Tuesday 6 August 2019

Hisoshima reflection


Today is Hiroshima Day: the day humankind, represented by a United States President, went mad and incinerated a city filled with humans in Hiroshima Japan.

A few days later the same President revisited a similar holocaust on another Japanese city, Nagasaki.

It was the ultimate act of madness of a world that believed in violence and war,

Today in Dublin's Merrion Square we recalled Hiroshima at a cherry tree planted there in 1980.

Important speeches were made by important people and sad music played.

The speech of Patrick Comerford, former Quaker and reporter for the Irish Times, now a Church of Ireland minister,  was particularly impressive.

He gave credit for the nuclear arms pause, such as it is, to activists like  the Greenham Common women and he praised the US activists who disagreed with and opposed Trump.

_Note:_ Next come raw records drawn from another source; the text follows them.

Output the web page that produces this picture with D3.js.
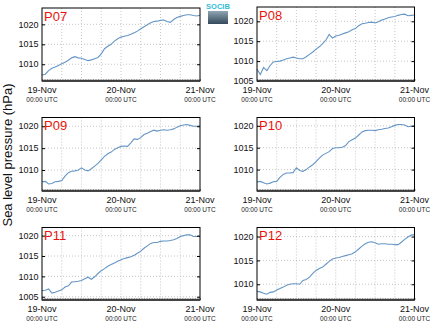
<!doctype html>
<html>
<head>
<meta charset="utf-8">
<style>
  body { margin: 0; background: #fff; }
  svg { display: block; font-family: "Liberation Sans", Arial, sans-serif; }
  .grid line { stroke: #b8b8b8; stroke-width: 0.8; stroke-dasharray: 1,2; }
</style>
<script src="https://d3js.org/d3.v7.min.js"></script>
</head>
<body>
<svg width="434" height="327"></svg>
<script>

// hourly sea level pressure (hPa), 19-Nov 00:00 UTC to 21-Nov 00:00 UTC
var hours = d3.range(0, 49);

var p07 = [1007.3,1007.5,1008.4,1009.0,1009.3,1009.7,1010.1,1010.5,1011.0,1011.6,1011.9,1011.6,1011.5,1011.2,1010.9,1011.1,1011.4,1011.7,1012.6,1013.9,1014.5,1015.0,1015.8,1016.4,1016.8,1017.0,1017.2,1017.5,1017.9,1018.3,1018.9,1019.4,1019.9,1020.4,1020.7,1020.8,1021.0,1021.1,1020.7,1020.5,1021.2,1021.7,1022.0,1022.2,1022.4,1022.4,1022.2,1022.1,1022.3];
var p08 = [1008.0,1006.6,1008.4,1007.6,1008.9,1009.8,1009.9,1010.0,1010.3,1010.6,1010.8,1011.0,1010.8,1010.6,1010.6,1011.1,1011.7,1012.3,1013.0,1013.6,1014.4,1015.3,1016.7,1015.8,1016.3,1016.5,1016.8,1017.1,1017.4,1017.9,1018.2,1018.9,1019.4,1019.5,1019.7,1019.8,1019.6,1019.9,1020.3,1020.6,1020.9,1021.1,1021.2,1021.5,1021.7,1021.8,1021.4,1021.5,1021.6];
var p09 = [1007.3,1007.4,1006.8,1006.9,1007.3,1007.4,1007.6,1008.6,1009.4,1009.7,1009.8,1010.0,1010.5,1010.0,1009.8,1010.3,1010.9,1011.5,1012.3,1013.1,1013.7,1014.1,1014.7,1015.1,1015.4,1015.5,1015.4,1016.2,1017.1,1017.0,1017.4,1018.1,1018.4,1018.8,1019.1,1018.9,1019.1,1019.2,1019.1,1019.2,1019.4,1019.8,1020.1,1020.3,1020.4,1020.2,1020.0,1020.0,1020.1];
var p10 = [1007.2,1007.3,1007.0,1006.7,1006.9,1007.2,1007.3,1008.2,1008.9,1009.2,1009.2,1009.3,1010.4,1009.8,1009.6,1010.0,1010.6,1011.1,1011.8,1012.6,1013.3,1013.7,1014.1,1014.8,1015.0,1015.0,1015.1,1015.5,1016.4,1016.8,1017.2,1017.9,1018.6,1018.9,1019.0,1019.0,1018.9,1019.1,1019.2,1019.4,1019.5,1019.8,1020.1,1020.3,1020.3,1020.2,1019.8,1019.9,1020.0];
var p11 = [1006.5,1006.6,1006.9,1005.9,1006.1,1006.4,1006.7,1007.4,1007.7,1008.6,1008.7,1008.8,1009.0,1009.4,1009.8,1009.3,1009.9,1010.7,1011.4,1011.9,1012.5,1012.9,1013.3,1013.7,1014.1,1014.4,1014.6,1014.8,1015.2,1015.7,1016.2,1016.9,1017.5,1018.1,1018.3,1018.3,1018.6,1018.7,1018.7,1018.8,1019.0,1019.3,1019.8,1020.0,1020.2,1020.2,1019.8,1019.8,1019.8];
var p12 = [1008.5,1008.4,1008.1,1007.9,1008.3,1008.4,1008.8,1009.1,1009.4,1009.8,1010.0,1010.1,1010.1,1010.0,1010.8,1011.0,1011.5,1012.3,1012.9,1013.3,1013.6,1014.2,1014.8,1015.3,1015.5,1015.6,1015.8,1016.0,1016.2,1016.4,1016.8,1017.4,1018.0,1018.5,1018.8,1018.9,1018.7,1018.4,1018.5,1018.5,1018.4,1018.4,1018.3,1018.3,1018.8,1019.4,1019.9,1020.3,1020.4];

var stations = ["P07", "P08", "P09", "P10", "P11", "P12"];
var series = [p07, p08, p09, p10, p11, p12];
var yTicks = [1005, 1010, 1015, 1020];
var dayLabels = ["19-Nov", "20-Nov", "21-Nov"];

var svg = d3.select("svg");

var t0 = new Date(Date.UTC(2015, 10, 19));
var times = hours.map(function(h) { return d3.utcHour.offset(t0, h); });
var t1 = times[times.length - 1];

// panel boxes and y ranges
var panels = [
  {x0: 42,  x1: 200,   y0: 8,     y1: 81,  dom: [1005.8, 1024.1]},
  {x0: 257, x1: 414.5, y0: 7,     y1: 81,  dom: [1005.0, 1023.6]},
  {x0: 42,  x1: 200,   y0: 117.5, y1: 191, dom: [1005.2, 1022.0]},
  {x0: 257, x1: 414.5, y0: 117.5, y1: 191, dom: [1005.1, 1021.9]},
  {x0: 42,  x1: 200,   y0: 227.5, y1: 300, dom: [1004.2, 1022.0]},
  {x0: 257, x1: 414.5, y0: 227.5, y1: 300, dom: [1006.7, 1021.9]}
];

panels.forEach(function(p, i) {
  var w = p.x1 - p.x0, h = p.y1 - p.y0;
  var x = d3.scaleUtc().domain([t0, t1]).range([0, w]);
  var y = d3.scaleLinear().domain(p.dom).range([h, 0]);
  var ticks = yTicks.filter(function(v) { return v >= p.dom[0] && v <= p.dom[1]; });
  var sixHours = d3.utcHour.every(6).range(t0, d3.utcHour.offset(t1, 1));

  var g = svg.append("g").attr("transform", "translate(" + p.x0 + "," + p.y0 + ")");

  // dotted grid
  var grid = g.append("g").attr("class", "grid");
  grid.selectAll(".gx").data(sixHours.slice(1, -1)).enter().append("line")
      .attr("x1", function(d) { return x(d); }).attr("x2", function(d) { return x(d); })
      .attr("y1", 0).attr("y2", h);
  grid.selectAll(".gy").data(ticks).enter().append("line")
      .attr("x1", 0).attr("x2", w)
      .attr("y1", function(d) { return y(d); }).attr("y2", function(d) { return y(d); });

  // pressure trace
  var line = d3.line()
      .x(function(d, k) { return x(times[k]); })
      .y(function(d) { return y(d); });
  g.append("path").datum(series[i])
      .attr("d", line)
      .attr("fill", "none")
      .attr("stroke", "#6596c6")
      .attr("stroke-width", 1.1);

  // dense minor ticks along the bottom
  g.append("g").attr("transform", "translate(0," + h + ")")
      .call(d3.axisTop(x).ticks(d3.utcMinute.every(30)).tickSize(2).tickFormat(""))
      .call(function(a) { a.select(".domain").remove(); a.selectAll("line").attr("stroke", "#777").attr("stroke-width", 0.8); });

  // y ticks inside on both sides
  g.append("g").call(d3.axisRight(y).tickValues(ticks).tickSize(3).tickFormat(""))
      .call(function(a) { a.select(".domain").remove(); });
  g.append("g").attr("transform", "translate(" + w + ",0)")
      .call(d3.axisLeft(y).tickValues(ticks).tickSize(3).tickFormat(""))
      .call(function(a) { a.select(".domain").remove(); });

  // y tick labels
  g.selectAll(".ylab").data(ticks).enter().append("text")
      .attr("x", -3.5).attr("y", function(d) { return y(d); })
      .attr("dy", "0.35em")
      .attr("text-anchor", "end")
      .attr("font-size", "9px")
      .attr("fill", "#111")
      .text(function(d) { return d; });

  // frame
  g.append("rect").attr("width", w).attr("height", h)
      .attr("fill", "none").attr("stroke", "#000").attr("stroke-width", 1);
  g.append("line").attr("x1", 0).attr("x2", w).attr("y1", h).attr("y2", h)
      .attr("stroke", "#333").attr("stroke-width", 1.4);

  // day labels
  var days = d3.utcDay.range(t0, d3.utcHour.offset(t1, 1));
  var xl = g.selectAll(".xlab").data(days).enter().append("g")
      .attr("transform", function(d) { return "translate(" + x(d) + "," + h + ")"; });
  xl.append("text").attr("y", 11.5).attr("text-anchor", "middle")
      .attr("font-size", "9px").attr("fill", "#111")
      .text(function(d, k) { return dayLabels[k]; });
  xl.append("text").attr("y", 20.5).attr("text-anchor", "middle")
      .attr("font-size", "6.5px").attr("fill", "#222")
      .text("00:00 UTC");

  // station name
  g.append("text").attr("x", 2).attr("y", 12.5)
      .attr("font-size", "13px").attr("fill", "#e8140c")
      .text(stations[i]);
});

svg.append("text")
   .attr("transform", "translate(12,155) rotate(-90)")
   .attr("text-anchor", "middle")
   .attr("font-size", "13px")
   .attr("fill", "#111")
   .text("Sea level pressure (hPa)");

// SOCIB badge
var defs = svg.append("defs");
var grad = defs.append("linearGradient").attr("id", "badge")
   .attr("x1", 0).attr("y1", 0).attr("x2", 0).attr("y2", 1);
grad.append("stop").attr("offset", "0%").attr("stop-color", "#8fa5b2");
grad.append("stop").attr("offset", "100%").attr("stop-color", "#34495a");
svg.append("rect").attr("x", 208).attr("y", 11).attr("width", 20).attr("height", 13)
   .attr("fill", "url(#badge)");
svg.append("text").attr("x", 218).attr("y", 9).attr("text-anchor", "middle")
   .attr("font-size", "7.5px").attr("font-weight", "bold").attr("fill", "#33bcd6")
   .text("SOCIB");

</script>
</body>
</html>
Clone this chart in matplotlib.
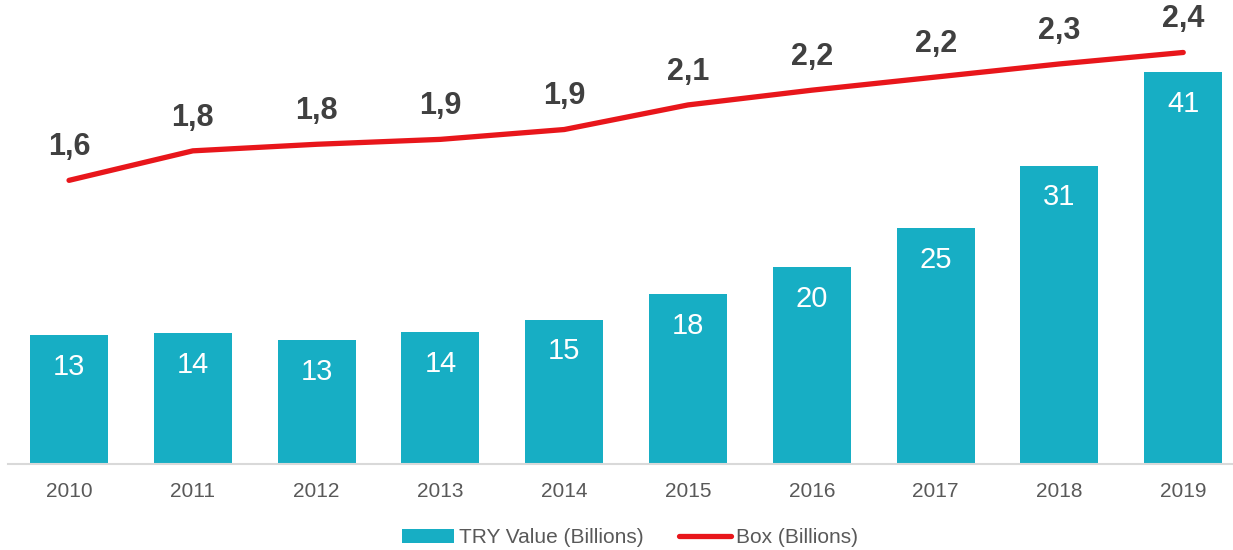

Two of them were listening - Ken Mayers and Tarak Kauff - who are on long time bail in Ireland having entered Shannon airport, airside, in order to inspect  a US plane carrying armed troops to war. Also listening was Colm Roddy

Ken and Tarak are US Veterans for Peace having served respectively in Vietnam  and Iraq.

In this era of Irish State commemorations of the violence that helped to create and give legitimacy to the Irish State itself, it could be all too easy to forget the basic evil of all wars and killing.

It is a mistake to praise some evil deeds of our own past and simultaneously  condemn the evil deeds of others, admittedly more enormous,.

Hiroshima is a historic reminder to us not to make this mistake.

Tarak and Ken are living reminders of the same danger.

Both of these Veterans are now confined within the shores and borders of our Republic.

Thay may not visit Northern Ireland.  They may not enter any of our airports. Apart from that they are free to roam. And roam they do.

The high court Judge who refused them permission yo visit their homes and their loved ones in the USA has done a service to the cause they believe in.

For while they are here they are revitalising the anti-war movement in all its manifestations,

With them we can talk about our friends in the USA, friends like the Kings Bay Ploughshares, Kathy Kelly, Martha Hennessy,, Liz McAlister, Carmen Trotta and others who struggle against nuclear war threats over there.

And on this day I always recall with honour the name of Mordechai Vanunu, The Israeli whistleblower who spent 18 years in an Israeli prison for revealing that his country had surreptitiously become a nuclear power against international rules but never monitored or investigated by the International Atomic Energy Agency.